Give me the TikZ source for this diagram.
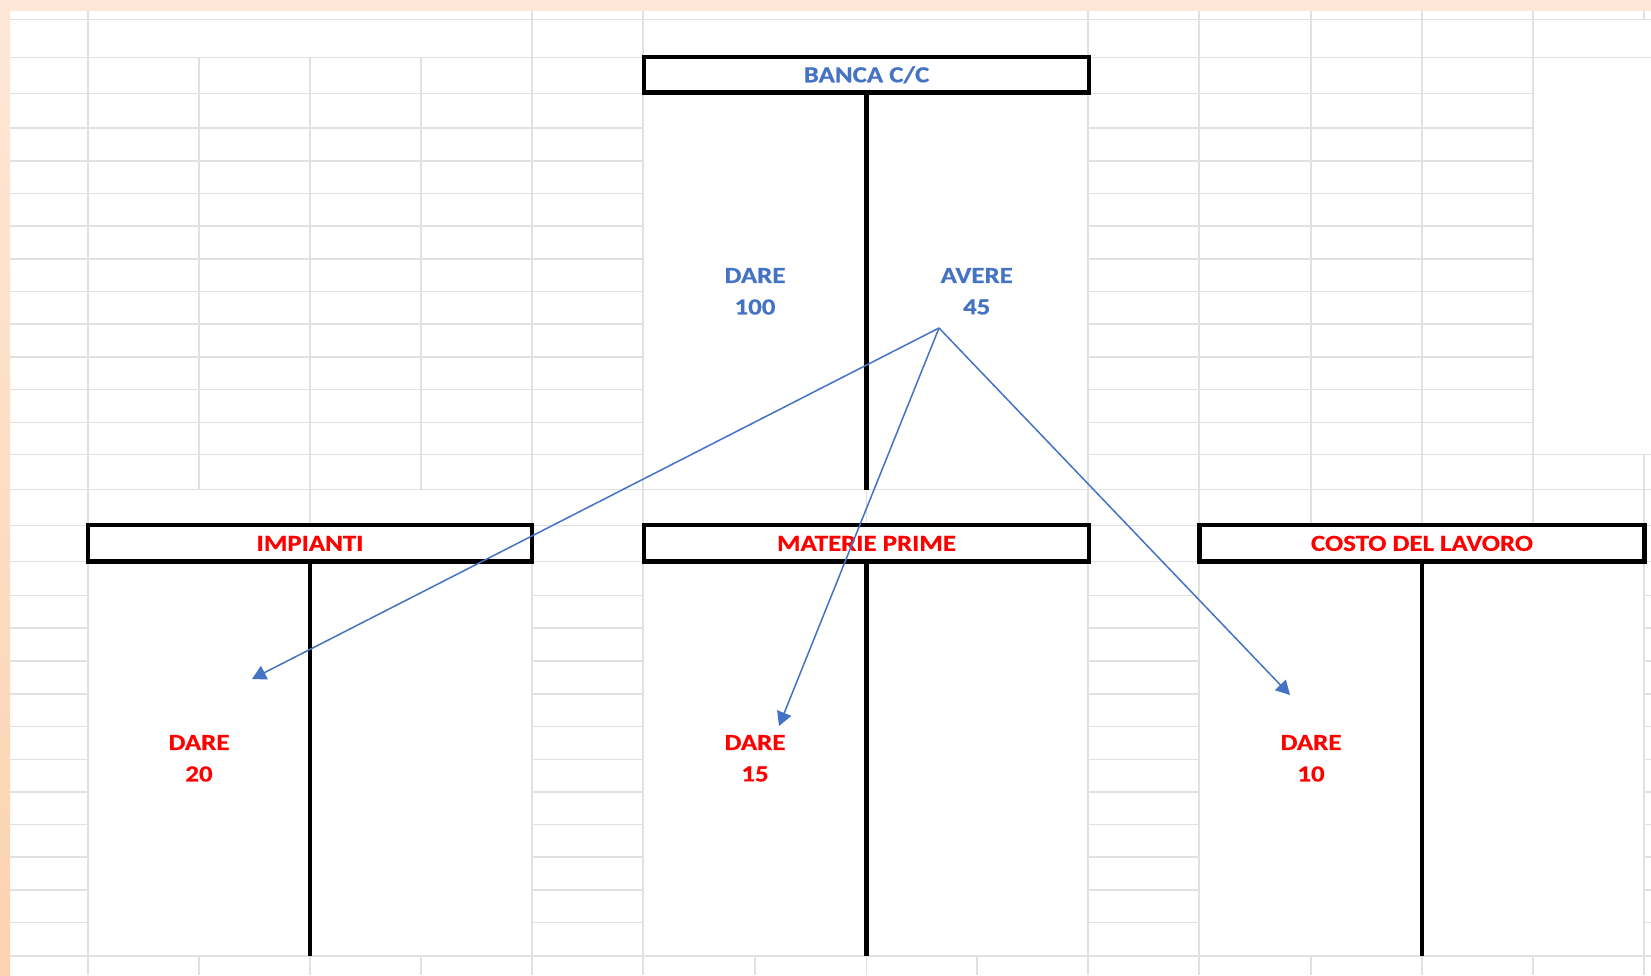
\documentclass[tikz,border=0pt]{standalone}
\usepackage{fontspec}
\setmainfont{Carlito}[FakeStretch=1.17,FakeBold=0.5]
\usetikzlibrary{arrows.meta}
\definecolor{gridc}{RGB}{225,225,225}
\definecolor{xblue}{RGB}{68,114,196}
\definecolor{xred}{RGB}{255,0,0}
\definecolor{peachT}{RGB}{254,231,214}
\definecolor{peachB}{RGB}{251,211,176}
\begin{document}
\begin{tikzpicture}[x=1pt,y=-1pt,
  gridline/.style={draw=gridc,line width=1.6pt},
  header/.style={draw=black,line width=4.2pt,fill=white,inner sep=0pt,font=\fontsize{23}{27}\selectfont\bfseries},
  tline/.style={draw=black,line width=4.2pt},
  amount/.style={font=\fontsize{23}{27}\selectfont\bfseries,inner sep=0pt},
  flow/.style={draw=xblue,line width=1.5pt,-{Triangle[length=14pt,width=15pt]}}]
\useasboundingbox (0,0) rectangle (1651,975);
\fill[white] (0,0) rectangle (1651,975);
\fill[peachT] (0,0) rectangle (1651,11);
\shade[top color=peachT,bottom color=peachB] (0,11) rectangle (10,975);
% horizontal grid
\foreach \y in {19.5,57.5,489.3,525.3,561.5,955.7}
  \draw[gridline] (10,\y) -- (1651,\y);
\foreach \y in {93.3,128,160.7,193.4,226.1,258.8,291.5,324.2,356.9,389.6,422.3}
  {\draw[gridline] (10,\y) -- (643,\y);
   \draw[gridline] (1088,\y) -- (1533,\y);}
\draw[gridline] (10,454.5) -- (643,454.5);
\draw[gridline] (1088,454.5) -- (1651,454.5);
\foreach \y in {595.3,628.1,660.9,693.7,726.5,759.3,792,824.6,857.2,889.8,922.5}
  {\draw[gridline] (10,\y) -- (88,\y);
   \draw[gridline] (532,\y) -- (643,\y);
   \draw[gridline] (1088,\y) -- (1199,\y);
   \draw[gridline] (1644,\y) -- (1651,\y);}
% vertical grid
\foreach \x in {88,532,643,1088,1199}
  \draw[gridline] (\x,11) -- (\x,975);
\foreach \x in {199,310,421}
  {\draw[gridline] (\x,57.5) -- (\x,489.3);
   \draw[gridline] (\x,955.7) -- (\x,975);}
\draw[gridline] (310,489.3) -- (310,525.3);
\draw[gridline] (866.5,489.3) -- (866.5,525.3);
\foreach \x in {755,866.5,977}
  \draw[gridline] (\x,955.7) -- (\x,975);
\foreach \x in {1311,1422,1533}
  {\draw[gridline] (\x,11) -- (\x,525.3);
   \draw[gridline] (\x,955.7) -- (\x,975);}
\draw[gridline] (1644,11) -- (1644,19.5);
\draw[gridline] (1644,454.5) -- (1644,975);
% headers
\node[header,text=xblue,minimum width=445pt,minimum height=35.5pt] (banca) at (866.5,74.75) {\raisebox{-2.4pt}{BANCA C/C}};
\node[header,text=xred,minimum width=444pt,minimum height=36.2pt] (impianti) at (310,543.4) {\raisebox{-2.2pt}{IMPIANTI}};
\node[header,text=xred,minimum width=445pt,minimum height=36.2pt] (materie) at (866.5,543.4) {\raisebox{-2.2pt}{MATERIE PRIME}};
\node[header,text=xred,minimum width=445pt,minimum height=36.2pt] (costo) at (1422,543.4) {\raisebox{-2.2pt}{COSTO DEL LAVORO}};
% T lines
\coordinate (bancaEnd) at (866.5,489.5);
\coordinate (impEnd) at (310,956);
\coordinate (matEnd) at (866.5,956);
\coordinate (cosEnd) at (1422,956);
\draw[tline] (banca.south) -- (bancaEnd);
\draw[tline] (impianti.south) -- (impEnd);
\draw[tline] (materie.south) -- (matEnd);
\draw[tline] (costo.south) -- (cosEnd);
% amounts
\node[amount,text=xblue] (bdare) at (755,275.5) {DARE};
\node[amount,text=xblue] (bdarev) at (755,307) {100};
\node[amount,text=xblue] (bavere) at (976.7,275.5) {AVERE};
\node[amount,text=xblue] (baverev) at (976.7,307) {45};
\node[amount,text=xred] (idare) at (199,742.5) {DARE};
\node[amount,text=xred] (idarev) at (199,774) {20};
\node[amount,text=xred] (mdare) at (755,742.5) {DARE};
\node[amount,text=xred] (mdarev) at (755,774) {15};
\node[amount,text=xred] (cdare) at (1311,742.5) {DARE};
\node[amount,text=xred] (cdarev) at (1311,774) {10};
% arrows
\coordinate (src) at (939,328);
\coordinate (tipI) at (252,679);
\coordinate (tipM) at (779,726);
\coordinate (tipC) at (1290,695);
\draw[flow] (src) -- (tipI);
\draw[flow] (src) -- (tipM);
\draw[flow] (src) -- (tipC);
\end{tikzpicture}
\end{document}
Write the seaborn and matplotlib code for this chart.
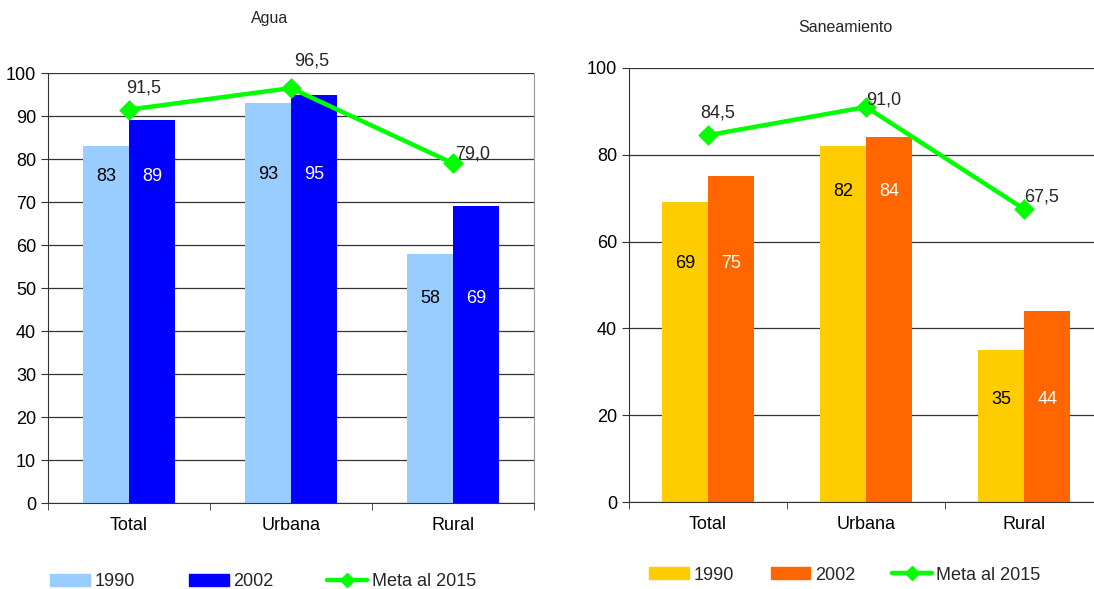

++++++++++

EXERCISE DETAILS:
Look through the entries above. Extract each line with the word "this".

COMPLETE RESPONSE:
Give me the TikZ source for this diagram.
Write the seaborn and matplotlib code for this chart.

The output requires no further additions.